だからこそ桐が市場にいっぱい出回っていて、使い道もなく、持て余されていたんです。
kiriflexを世界に広めたい
サーフィンは、2020年の東京オリンピックの種目に採用されています。もちろんそこに向けてkiriflexをもっと広げていきたいのですが、日本でどうにかしたいんじゃないですよ。「世界でやっちゃえ」って思っています。
世界でのシェアはまだ1桁台。2017年に入ってから、ハワイとオーストラリアの営業に行きました。これからどんどん世界に広がっていきまよ。
モノづくりには、一切妥協しません。製品をいいものにするために、絶対に妥協しない。「これでいっか」で満足しない。ストリンガーって、サーフボードからほんの数ミリしか見えないものなんです。

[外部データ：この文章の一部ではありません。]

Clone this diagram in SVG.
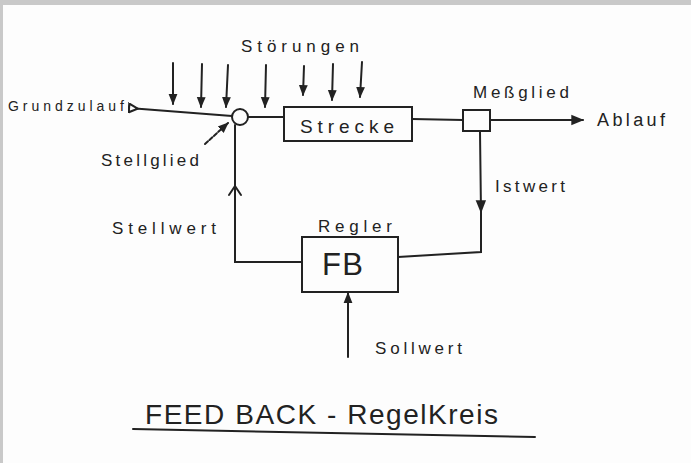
<svg xmlns="http://www.w3.org/2000/svg" width="691" height="463" viewBox="0 0 691 463">
<defs>
<style>
.t{font-family:"Liberation Sans",Arial,sans-serif;fill:#222}
.ln{stroke:#222;stroke-width:2;fill:none;stroke-linecap:round}
.bx{stroke:#222;stroke-width:2;fill:#fdfdfd}
</style>
<marker id="ah" viewBox="0 0 10 10" refX="9" refY="5" markerWidth="11" markerHeight="11" orient="auto" markerUnits="userSpaceOnUse"><path d="M0,1 L10,5 L0,9 Z" fill="#222"/></marker>
<marker id="af" viewBox="0 0 10 10" refX="9" refY="5" markerWidth="13" markerHeight="13" orient="auto" markerUnits="userSpaceOnUse"><path d="M0,1 L10,5 L0,9 Z" fill="#222"/></marker>
<marker id="ao" viewBox="0 0 10 10" refX="1" refY="5" markerWidth="11" markerHeight="11" orient="auto" markerUnits="userSpaceOnUse"><path d="M1,1 L9,5 L1,9 Z" fill="#fdfdfd" stroke="#222" stroke-width="2"/></marker>
</defs>
<rect x="0" y="0" width="691" height="463" fill="#c9c9c9"/>
<rect x="3" y="5" width="688" height="458" fill="#fdfdfd"/>

<g id="connectors">
<path class="ln" d="M129,108 L232,116" marker-start="url(#ao)"/>
<path class="ln" d="M248,117 L284,117"/>
<path class="ln" d="M412,119 L463,120"/>
<path class="ln" d="M490,120 L583,120" marker-end="url(#af)"/>
<path class="ln" d="M480,132 L481,212" marker-end="url(#af)"/>
<path class="ln" d="M481,212 L481,252 L398,257"/>
<path class="ln" d="M302,262 L235,262 L235,125"/>
<path class="ln" d="M229,195 L235,186 L241,195" stroke-width="1.8"/>
<path class="ln" d="M348,357 L348,293" marker-end="url(#ah)"/>
<path class="ln" d="M205,144 L228,123" stroke-dasharray="4,2" marker-end="url(#ah)"/>
<path class="ln" d="M173,63 L173,104" marker-end="url(#ah)"/>
<path class="ln" d="M202,64 L201,107" marker-end="url(#ah)"/>
<path class="ln" d="M228,65 L226,107" marker-end="url(#ah)"/>
<path class="ln" d="M266,65 L265,107" marker-end="url(#ah)"/>
<path class="ln" d="M304,66 L303,95" marker-end="url(#ah)"/>
<path class="ln" d="M333,64 L332,100" marker-end="url(#ah)"/>
<path class="ln" d="M362,62 L360,97" marker-end="url(#ah)"/>
<path class="ln" d="M133,429 L535,437" stroke-width="1.6"/>
</g>

<g id="stellglied"><circle cx="240" cy="117" r="8" class="bx"/></g>
<g id="strecke"><rect x="284" y="107" width="128" height="34" class="bx"/><text class="t" x="300" y="133" font-size="19" textLength="94" lengthAdjust="spacing">Strecke</text></g>
<g id="messglied"><rect x="463" y="110" width="27" height="21" class="bx"/><text class="t" x="473" y="98" font-size="17" textLength="96" lengthAdjust="spacing">Meßglied</text></g>
<g id="regler"><rect x="302" y="237" width="96" height="55" class="bx"/><text class="t" x="322" y="275" font-size="31" textLength="41" lengthAdjust="spacing">FB</text><text class="t" x="318" y="232" font-size="17" textLength="74" lengthAdjust="spacing">Regler</text></g>

<g id="labels">
<text class="t" x="8" y="111" font-size="14" textLength="116" lengthAdjust="spacing">Grundzulauf</text>
<text class="t" x="241" y="52" font-size="17" textLength="118" lengthAdjust="spacing">Störungen</text>
<text class="t" x="101" y="166" font-size="17" textLength="98" lengthAdjust="spacing">Stellglied</text>
<text class="t" x="597" y="126" font-size="18" textLength="68" lengthAdjust="spacing">Ablauf</text>
<text class="t" x="495" y="192" font-size="17" textLength="70" lengthAdjust="spacing">Istwert</text>
<text class="t" x="112" y="234" font-size="17" textLength="104" lengthAdjust="spacing">Stellwert</text>
<text class="t" x="375" y="354" font-size="17" textLength="87" lengthAdjust="spacing">Sollwert</text>
<text class="t" x="145" y="424" font-size="28" textLength="353" lengthAdjust="spacing">FEED BACK - RegelKreis</text>
</g>
</svg>
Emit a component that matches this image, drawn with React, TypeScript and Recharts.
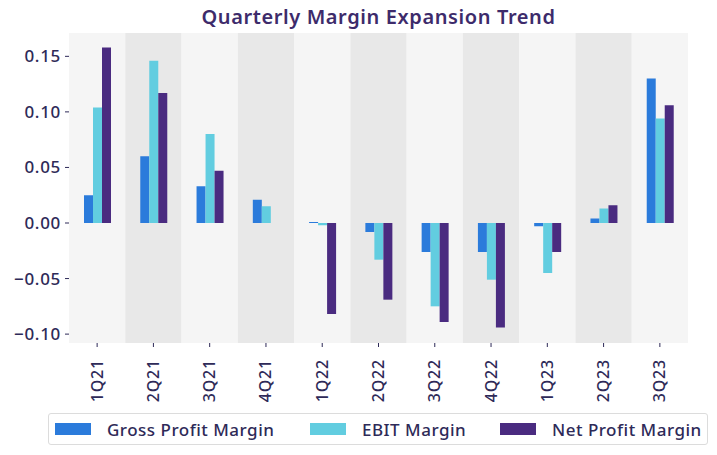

どれだけちゃんとしたものが入ってるかというのは、僕にしかわからないんですよ。サーフボードを削るシェイパーたちもわからないこと。
だから、いかに使うひとに信用されるものをつくるか。
いつ誰が乗っても、ちゃんと動く材料に仕上げられているか。僕が妥協してしまうと、ボードが台無しになってしまう。だからこそ、絶対に妥協しない。その信念は持ち続けています。
サーフィンのおもしろいところってひとそれぞれだけど、僕の場合はいかにデカい波に乗るかです。高いところが好きなんですよ。
高いところまでいって、どれだけ速いスピードで降りるか。周りは僕に「スピード狂」って言いますけど(笑)。
今日 (取材当日)も、ちょうど台風が来ていて、いい波が当たってるみたいなんで。本当は今すぐにでも海にいきたいですよ。